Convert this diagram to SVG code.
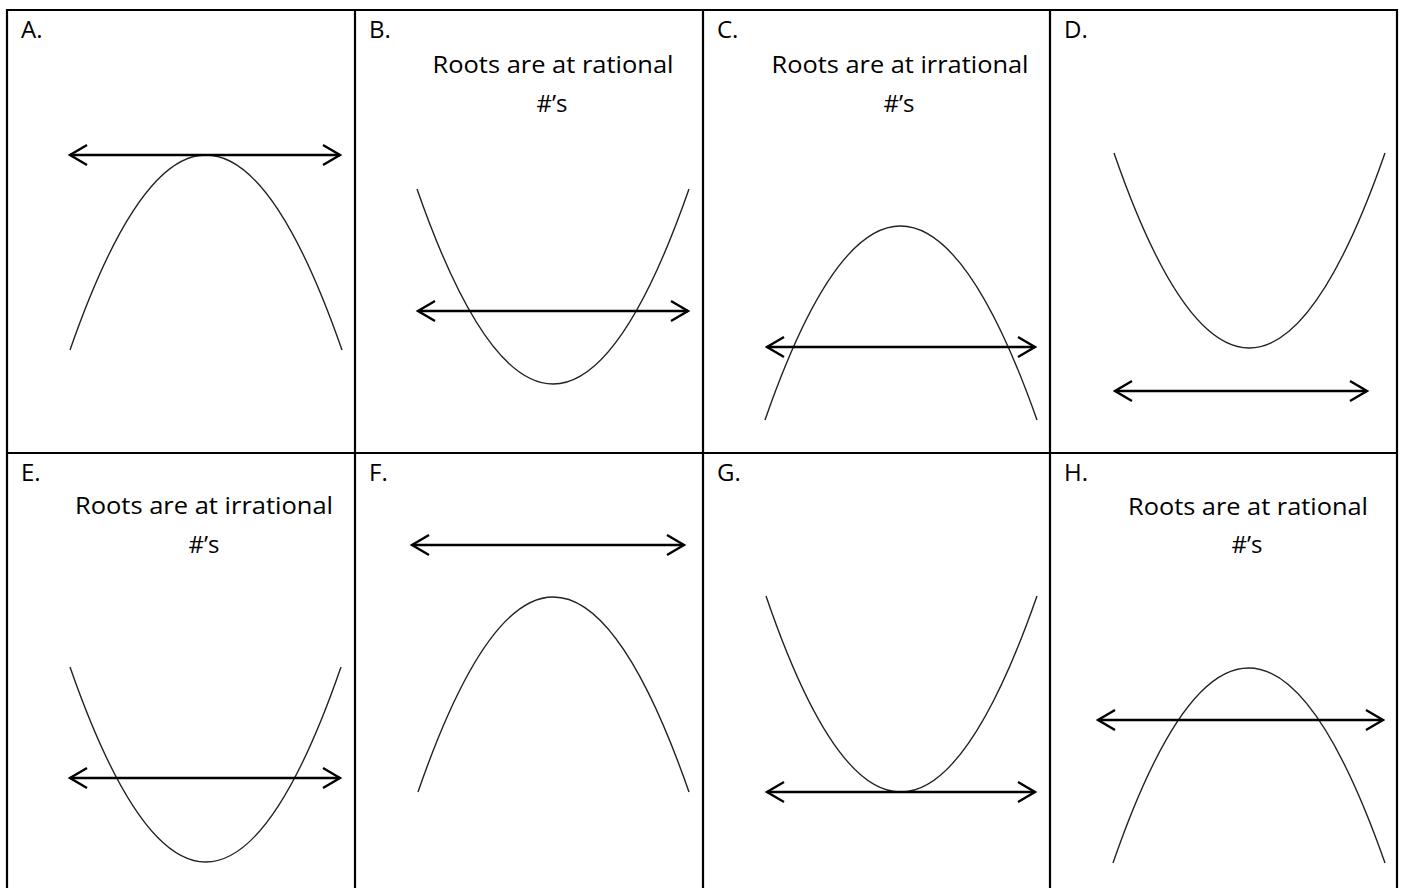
<svg xmlns="http://www.w3.org/2000/svg" width="1405" height="888" viewBox="0 0 1405 888">
<defs>
<marker id="ah" viewBox="-20 -12 22 24" refX="0" refY="0" markerWidth="22" markerHeight="24" markerUnits="userSpaceOnUse" orient="auto-start-reverse" overflow="visible">
<path d="M-17,-10 L0,0 L-17,10" fill="none" stroke="#000" stroke-width="2.4" stroke-linejoin="miter"/>
</marker>
<style>
.grid{stroke:#000;stroke-width:2.2;fill:none}
.curve{fill:none;stroke:#222;stroke-width:1.4}
.axis{stroke:#000;stroke-width:2.4;fill:none;marker-start:url(#ah);marker-end:url(#ah)}
.lab{font-family:"Open Sans","Liberation Sans",sans-serif;font-size:24px;fill:#000}
.txt{font-family:"Open Sans","Liberation Sans",sans-serif;font-size:24px;fill:#000;text-anchor:middle}
</style>
</defs>
<rect width="1405" height="888" fill="#fff"/>
<g id="grid">
<line class="grid" x1="6" y1="10" x2="1398" y2="10"/>
<line class="grid" x1="6" y1="453" x2="1398" y2="453"/>
<line class="grid" x1="7" y1="9" x2="7" y2="888"/>
<line class="grid" x1="355" y1="9" x2="355" y2="888"/>
<line class="grid" x1="703" y1="9" x2="703" y2="888"/>
<line class="grid" x1="1050" y1="9" x2="1050" y2="888"/>
<line class="grid" x1="1397" y1="9" x2="1397" y2="888"/>
</g>
<g id="cellA">
<text class="lab" x="21" y="38">A.</text>
<path class="curve" d="M70,350 Q206,-40 342,350"/>
</g>
<g id="cellB">
<text class="lab" x="369" y="38">B.</text>
<text class="txt" x="553" y="73" textLength="241" lengthAdjust="spacingAndGlyphs">Roots are at rational</text>
<text class="txt" x="552" y="112">#’s</text>
<path class="curve" d="M417,189 Q553,579 689,189"/>
</g>
<g id="cellC">
<text class="lab" x="717" y="38">C.</text>
<text class="txt" x="900" y="73" textLength="257" lengthAdjust="spacingAndGlyphs">Roots are at irrational</text>
<text class="txt" x="899" y="112">#’s</text>
<path class="curve" d="M765,420 Q900,32 1037,420"/>
</g>
<g id="cellD">
<text class="lab" x="1064" y="38">D.</text>
<path class="curve" d="M1114,153 Q1249,543 1385,153"/>
</g>
<g id="cellE">
<text class="lab" x="21" y="481">E.</text>
<text class="txt" x="204" y="514" textLength="258" lengthAdjust="spacingAndGlyphs">Roots are at irrational</text>
<text class="txt" x="204" y="553">#’s</text>
<path class="curve" d="M70,667 Q206,1057 341,667"/>
</g>
<g id="cellF">
<text class="lab" x="369" y="481">F.</text>
<path class="curve" d="M418,792 Q553,402 689,792"/>
</g>
<g id="cellG">
<text class="lab" x="717" y="481">G.</text>
<path class="curve" d="M766,596 Q900,988 1037,596"/>
</g>
<g id="cellH">
<text class="lab" x="1064" y="481">H.</text>
<text class="txt" x="1248" y="515" textLength="240" lengthAdjust="spacingAndGlyphs">Roots are at rational</text>
<text class="txt" x="1247" y="553">#’s</text>
<path class="curve" d="M1113,863 Q1248,473 1385,863"/>
</g>
<g id="connectors">
<line class="axis" x1="70" y1="155" x2="340" y2="155"/>
<line class="axis" x1="418" y1="311" x2="688" y2="311"/>
<line class="axis" x1="767" y1="347" x2="1035" y2="347"/>
<line class="axis" x1="1115" y1="391" x2="1367" y2="391"/>
<line class="axis" x1="70" y1="778" x2="340" y2="778"/>
<line class="axis" x1="412" y1="545" x2="684" y2="545"/>
<line class="axis" x1="767" y1="792" x2="1035" y2="792"/>
<line class="axis" x1="1098" y1="720" x2="1383" y2="720"/>
</g>
</svg>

******

Keep the pictures out of the copy and return the rest of the data above exactly.

Convert this diagram to SVG code.
<svg xmlns="http://www.w3.org/2000/svg" width="1405" height="888" viewBox="0 0 1405 888">
<defs>
<marker id="ah" viewBox="-20 -12 22 24" refX="0" refY="0" markerWidth="22" markerHeight="24" markerUnits="userSpaceOnUse" orient="auto-start-reverse" overflow="visible">
<path d="M-17,-10 L0,0 L-17,10" fill="none" stroke="#000" stroke-width="2.4" stroke-linejoin="miter"/>
</marker>
<style>
.grid{stroke:#000;stroke-width:2.2;fill:none}
.curve{fill:none;stroke:#222;stroke-width:1.4}
.axis{stroke:#000;stroke-width:2.4;fill:none;marker-start:url(#ah);marker-end:url(#ah)}
.lab{font-family:"Open Sans","Liberation Sans",sans-serif;font-size:24px;fill:#000}
.txt{font-family:"Open Sans","Liberation Sans",sans-serif;font-size:24px;fill:#000;text-anchor:middle}
</style>
</defs>
<rect width="1405" height="888" fill="#fff"/>
<g id="grid">
<line class="grid" x1="6" y1="10" x2="1398" y2="10"/>
<line class="grid" x1="6" y1="453" x2="1398" y2="453"/>
<line class="grid" x1="7" y1="9" x2="7" y2="888"/>
<line class="grid" x1="355" y1="9" x2="355" y2="888"/>
<line class="grid" x1="703" y1="9" x2="703" y2="888"/>
<line class="grid" x1="1050" y1="9" x2="1050" y2="888"/>
<line class="grid" x1="1397" y1="9" x2="1397" y2="888"/>
</g>
<g id="cellA">
<text class="lab" x="21" y="38">A.</text>
<path class="curve" d="M70,350 Q206,-40 342,350"/>
</g>
<g id="cellB">
<text class="lab" x="369" y="38">B.</text>
<text class="txt" x="553" y="73" textLength="241" lengthAdjust="spacingAndGlyphs">Roots are at rational</text>
<text class="txt" x="552" y="112">#’s</text>
<path class="curve" d="M417,189 Q553,579 689,189"/>
</g>
<g id="cellC">
<text class="lab" x="717" y="38">C.</text>
<text class="txt" x="900" y="73" textLength="257" lengthAdjust="spacingAndGlyphs">Roots are at irrational</text>
<text class="txt" x="899" y="112">#’s</text>
<path class="curve" d="M765,420 Q900,32 1037,420"/>
</g>
<g id="cellD">
<text class="lab" x="1064" y="38">D.</text>
<path class="curve" d="M1114,153 Q1249,543 1385,153"/>
</g>
<g id="cellE">
<text class="lab" x="21" y="481">E.</text>
<text class="txt" x="204" y="514" textLength="258" lengthAdjust="spacingAndGlyphs">Roots are at irrational</text>
<text class="txt" x="204" y="553">#’s</text>
<path class="curve" d="M70,667 Q206,1057 341,667"/>
</g>
<g id="cellF">
<text class="lab" x="369" y="481">F.</text>
<path class="curve" d="M418,792 Q553,402 689,792"/>
</g>
<g id="cellG">
<text class="lab" x="717" y="481">G.</text>
<path class="curve" d="M766,596 Q900,988 1037,596"/>
</g>
<g id="cellH">
<text class="lab" x="1064" y="481">H.</text>
<text class="txt" x="1248" y="515" textLength="240" lengthAdjust="spacingAndGlyphs">Roots are at rational</text>
<text class="txt" x="1247" y="553">#’s</text>
<path class="curve" d="M1113,863 Q1248,473 1385,863"/>
</g>
<g id="connectors">
<line class="axis" x1="70" y1="155" x2="340" y2="155"/>
<line class="axis" x1="418" y1="311" x2="688" y2="311"/>
<line class="axis" x1="767" y1="347" x2="1035" y2="347"/>
<line class="axis" x1="1115" y1="391" x2="1367" y2="391"/>
<line class="axis" x1="70" y1="778" x2="340" y2="778"/>
<line class="axis" x1="412" y1="545" x2="684" y2="545"/>
<line class="axis" x1="767" y1="792" x2="1035" y2="792"/>
<line class="axis" x1="1098" y1="720" x2="1383" y2="720"/>
</g>
</svg>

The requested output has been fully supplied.